Begin COLLECTED DATA

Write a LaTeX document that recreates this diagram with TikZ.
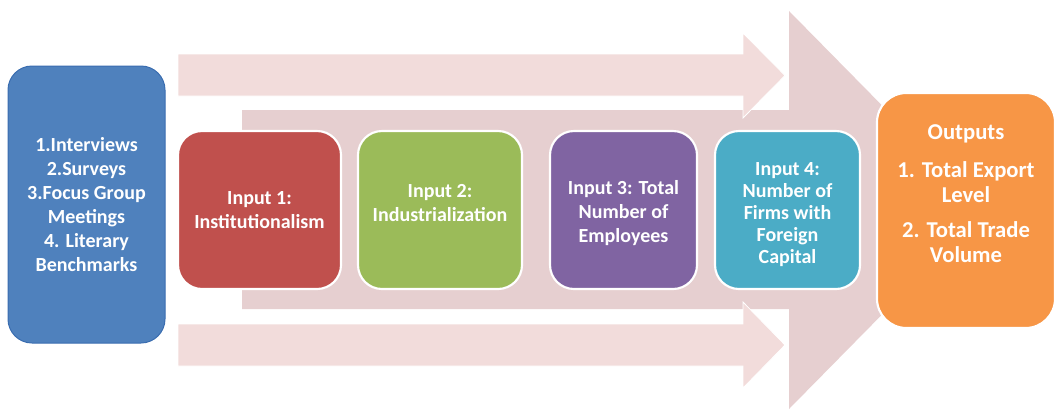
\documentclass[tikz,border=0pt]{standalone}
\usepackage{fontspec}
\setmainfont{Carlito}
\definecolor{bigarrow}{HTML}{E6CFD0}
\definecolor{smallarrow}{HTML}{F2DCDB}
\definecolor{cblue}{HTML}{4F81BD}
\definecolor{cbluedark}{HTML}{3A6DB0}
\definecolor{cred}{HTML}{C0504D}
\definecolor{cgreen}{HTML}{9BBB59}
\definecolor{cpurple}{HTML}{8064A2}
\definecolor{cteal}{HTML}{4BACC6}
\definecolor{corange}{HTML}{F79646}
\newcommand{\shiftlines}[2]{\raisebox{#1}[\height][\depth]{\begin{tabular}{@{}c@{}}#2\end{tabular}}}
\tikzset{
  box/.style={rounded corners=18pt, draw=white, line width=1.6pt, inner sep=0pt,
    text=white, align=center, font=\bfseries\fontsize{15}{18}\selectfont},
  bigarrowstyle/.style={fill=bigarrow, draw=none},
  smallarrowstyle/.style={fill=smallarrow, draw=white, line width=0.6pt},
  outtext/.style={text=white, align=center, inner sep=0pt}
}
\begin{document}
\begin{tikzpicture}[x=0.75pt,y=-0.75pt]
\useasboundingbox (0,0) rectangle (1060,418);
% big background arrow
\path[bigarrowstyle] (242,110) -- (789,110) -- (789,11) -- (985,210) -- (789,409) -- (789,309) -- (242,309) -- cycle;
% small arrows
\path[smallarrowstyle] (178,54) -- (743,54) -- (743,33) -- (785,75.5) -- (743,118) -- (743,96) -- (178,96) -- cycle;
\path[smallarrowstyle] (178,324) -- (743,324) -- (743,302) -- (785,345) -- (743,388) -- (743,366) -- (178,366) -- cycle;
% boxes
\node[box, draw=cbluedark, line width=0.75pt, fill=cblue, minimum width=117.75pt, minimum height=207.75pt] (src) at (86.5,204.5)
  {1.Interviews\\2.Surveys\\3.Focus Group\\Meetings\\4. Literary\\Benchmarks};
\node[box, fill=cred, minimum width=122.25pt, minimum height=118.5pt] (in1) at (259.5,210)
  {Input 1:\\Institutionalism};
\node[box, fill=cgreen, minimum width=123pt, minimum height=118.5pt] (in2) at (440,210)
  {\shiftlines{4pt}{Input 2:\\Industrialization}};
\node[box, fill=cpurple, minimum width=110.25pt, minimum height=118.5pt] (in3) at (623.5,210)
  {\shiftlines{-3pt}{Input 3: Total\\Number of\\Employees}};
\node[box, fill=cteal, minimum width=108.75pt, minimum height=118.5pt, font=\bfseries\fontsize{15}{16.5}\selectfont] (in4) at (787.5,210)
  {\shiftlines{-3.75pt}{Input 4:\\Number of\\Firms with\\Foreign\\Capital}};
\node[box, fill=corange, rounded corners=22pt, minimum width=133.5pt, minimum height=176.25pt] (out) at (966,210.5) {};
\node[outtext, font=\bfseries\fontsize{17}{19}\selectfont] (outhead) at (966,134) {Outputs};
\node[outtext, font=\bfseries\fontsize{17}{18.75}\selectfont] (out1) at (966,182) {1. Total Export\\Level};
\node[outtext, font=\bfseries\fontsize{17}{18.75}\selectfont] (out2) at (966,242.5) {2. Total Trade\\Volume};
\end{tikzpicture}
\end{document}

End COLLECTED DATA

SHORT TASK = Search the data for the word "with" and copy each line where it appears.

RESPONSE TO THE EXERCISE =
Write a LaTeX document that recreates this diagram with TikZ.
  {\shiftlines{-3.75pt}{Input 4:\\Number of\\Firms with\\Foreign\\Capital}};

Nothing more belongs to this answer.